> **SUPPLIED DATA**

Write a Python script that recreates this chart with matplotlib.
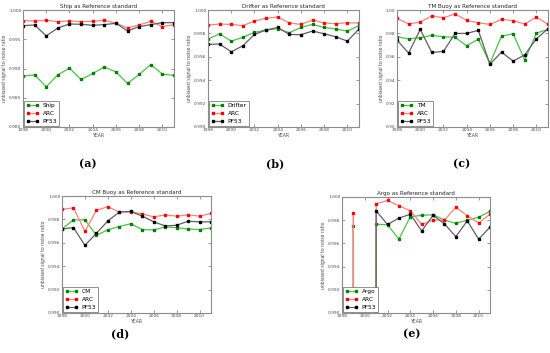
import numpy as np
import matplotlib
matplotlib.use("Agg")
import matplotlib.pyplot as plt

years = list(range(1998, 2012))

# (a) Ship as reference
ship_a = [0.98869, 0.98892, 0.98688, 0.98892, 0.99006, 0.98812, 0.98915,
          0.99023, 0.98943, 0.98744, 0.98898, 0.99068, 0.98903, 0.98881]
arc_a = [0.99818, 0.99813, 0.99824, 0.99801, 0.99813, 0.99801, 0.99807,
         0.99824, 0.99773, 0.99693, 0.99744, 0.99807, 0.99716, 0.99750]
pf53_a = [0.99733, 0.99744, 0.99557, 0.99693, 0.99761, 0.99756, 0.99739,
          0.99750, 0.99773, 0.99642, 0.99716, 0.99750, 0.99784, 0.99784]

# (b) Drifter as reference
drifter_b = [0.99751, 0.99797, 0.99734, 0.99766, 0.99809, 0.99829, 0.99840,
             0.99806, 0.99851, 0.99877, 0.99851, 0.99837, 0.99820, 0.99866]
arc_b = [0.99871, 0.99880, 0.99877, 0.99866, 0.99906, 0.99929, 0.99940,
         0.99889, 0.99877, 0.99914, 0.99889, 0.99883, 0.99891, 0.99889]
pf53_b = [0.99706, 0.99709, 0.99643, 0.99694, 0.99791, 0.99829, 0.99851,
          0.99791, 0.99789, 0.99820, 0.99797, 0.99771, 0.99734, 0.99837]

# (c) TM Buoy as reference
tm_c = [0.9771, 0.9754, 0.9763, 0.9783, 0.9771, 0.9766, 0.9694,
        0.9751, 0.9543, 0.9777, 0.9797, 0.9571, 0.9803, 0.9834]
arc_c = [0.9929, 0.9880, 0.9897, 0.9949, 0.9934, 0.9966, 0.9911,
         0.9891, 0.9877, 0.9920, 0.9909, 0.9880, 0.9940, 0.9877]
pf53_c = [0.9743, 0.9631, 0.9834, 0.9637, 0.9646, 0.9800, 0.9800,
          0.9826, 0.9537, 0.9640, 0.9563, 0.9617, 0.9754, 0.9840]

# (d) CM Buoy as reference
cm_d = [0.99718, 0.99796, 0.99796, 0.99664, 0.99711, 0.99739, 0.99763,
        0.99713, 0.99710, 0.99735, 0.99730, 0.99718, 0.99713, 0.99727]
arc_d = [0.99885, 0.99899, 0.99698, 0.99877, 0.99909, 0.99862, 0.99865,
         0.99847, 0.99822, 0.99838, 0.99828, 0.99839, 0.99828, 0.99851]
pf53_d = [0.99718, 0.99730, 0.99578, 0.99681, 0.99787, 0.99863, 0.99868,
          0.99828, 0.99779, 0.99744, 0.99750, 0.99784, 0.99779, 0.99779]

# (e) Argo as reference (1998 / 2000 far off-scale)
argo_e = [0.0, 0.99751, 0.0, 0.99766, 0.99760, 0.99637, 0.99830, 0.99842,
          0.99847, 0.99801, 0.99772, 0.99801, 0.99825, 0.99877]
arc_e = [0.0, 0.99862, 0.0, 0.99941, 0.99970, 0.99924, 0.99882, 0.99763,
         0.99801, 0.99801, 0.99912, 0.99839, 0.99777, 0.99851]
pf53_e = [0.0, 0.0, 0.0, 0.99880, 0.99763, 0.99818, 0.99851, 0.99707,
          0.99842, 0.99768, 0.99658, 0.99795, 0.99637, 0.99740]

xticks = [1998, 2000, 2002, 2004, 2006, 2008, 2010]

panels = [
    ("Ship", ship_a, arc_a, pf53_a, (0.980, 1.000), np.arange(0.980, 1.0001, 0.005), "%.3f"),
    ("Drifter", drifter_b, arc_b, pf53_b, (0.990, 1.000), np.arange(0.990, 1.0001, 0.002), "%.3f"),
    ("TM Buoy", tm_c, arc_c, pf53_c, (0.90, 1.00), np.arange(0.90, 1.0001, 0.02), "%.2f"),
    ("CM Buoy", cm_d, arc_d, pf53_d, (0.990, 1.000), np.arange(0.990, 1.0001, 0.002), "%.3f"),
    ("Argo", argo_e, arc_e, pf53_e, (0.990, 1.000), np.arange(0.990, 1.0001, 0.002), "%.3f"),
]
legend_names = ["Ship", "Drifter", "TM", "CM", "Argo"]
letters = ["(a)", "(b)", "(c)", "(d)", "(e)"]

W, H = 550, 353
# axes boxes in pixels: left, top, right, bottom
boxes = [(23, 10, 174, 127), (208, 10, 359, 127), (397, 10, 548, 127),
         (62, 196, 211, 313), (342, 197, 490, 313)]
label_pos = [(88, 164), (275, 164), (462, 164), (120, 334), (412, 334)]

fig = plt.figure(figsize=(5.5, 3.53), dpi=100)
fig.patch.set_facecolor("white")

light = {"#008000": "#4cc24c", "red": "#ff8080", "black": "#606060"}

for i, (name, ref, arc, pf, ylim, yt, fmt) in enumerate(panels):
    l, t, r, b = boxes[i]
    ax = fig.add_axes([l / W, 1 - b / H, (r - l) / W, (b - t) / H])
    for vals, col, lab in [(ref, "#008000", legend_names[i]), (arc, "red", "ARC"), (pf, "black", "PF53")]:
        ax.plot(years, vals, color=light[col], lw=0.9, marker="s", ms=1.8,
                mfc=col, mec=col, label=lab)
    ax.set_xlim(1998, 2011)
    ax.set_ylim(*ylim)
    ax.set_xticks(xticks)
    ax.set_yticks(yt)
    ax.set_yticklabels([fmt % v for v in yt])
    ax.tick_params(direction="in", top=True, right=True, labelsize=3.2,
                   length=2, width=0.4, pad=1, colors="0.3")
    for s in ax.spines.values():
        s.set_color("0.55")
        s.set_linewidth(0.8)
    ax.set_title(name + " as Reference standard", fontsize=4.1, pad=1.5, color="0.15")
    ax.set_xlabel("YEAR", fontsize=3.3, labelpad=0.5, color="0.3")
    ax.set_ylabel("unbiased signal to noise ratio", fontsize=3.3, labelpad=1.5, color="0.3")
    leg = ax.legend(loc="lower left", fontsize=4.2, numpoints=2, handlelength=2.2,
                    borderpad=0.4, labelspacing=0.45, handletextpad=0.6,
                    borderaxespad=0.15, fancybox=False, framealpha=1)
    leg.get_frame().set_edgecolor("0.4")
    leg.get_frame().set_linewidth(0.5)
    fig.text(label_pos[i][0] / W, 1 - label_pos[i][1] / H, letters[i],
             ha="center", va="center", fontsize=8, fontweight="bold",
             family="DejaVu Serif")

fig.savefig("out.png", dpi=100, facecolor="white")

> **REQUIRED WORK**
Exactly as written, please give again the lines from the beginning of the listing through the line containing "years = list(range(1998, 2012))", inclusive, without any pictures.

> **EXERCISE RESULT**
Write a Python script that recreates this chart with matplotlib.
import numpy as np
import matplotlib
matplotlib.use("Agg")
import matplotlib.pyplot as plt

years = list(range(1998, 2012))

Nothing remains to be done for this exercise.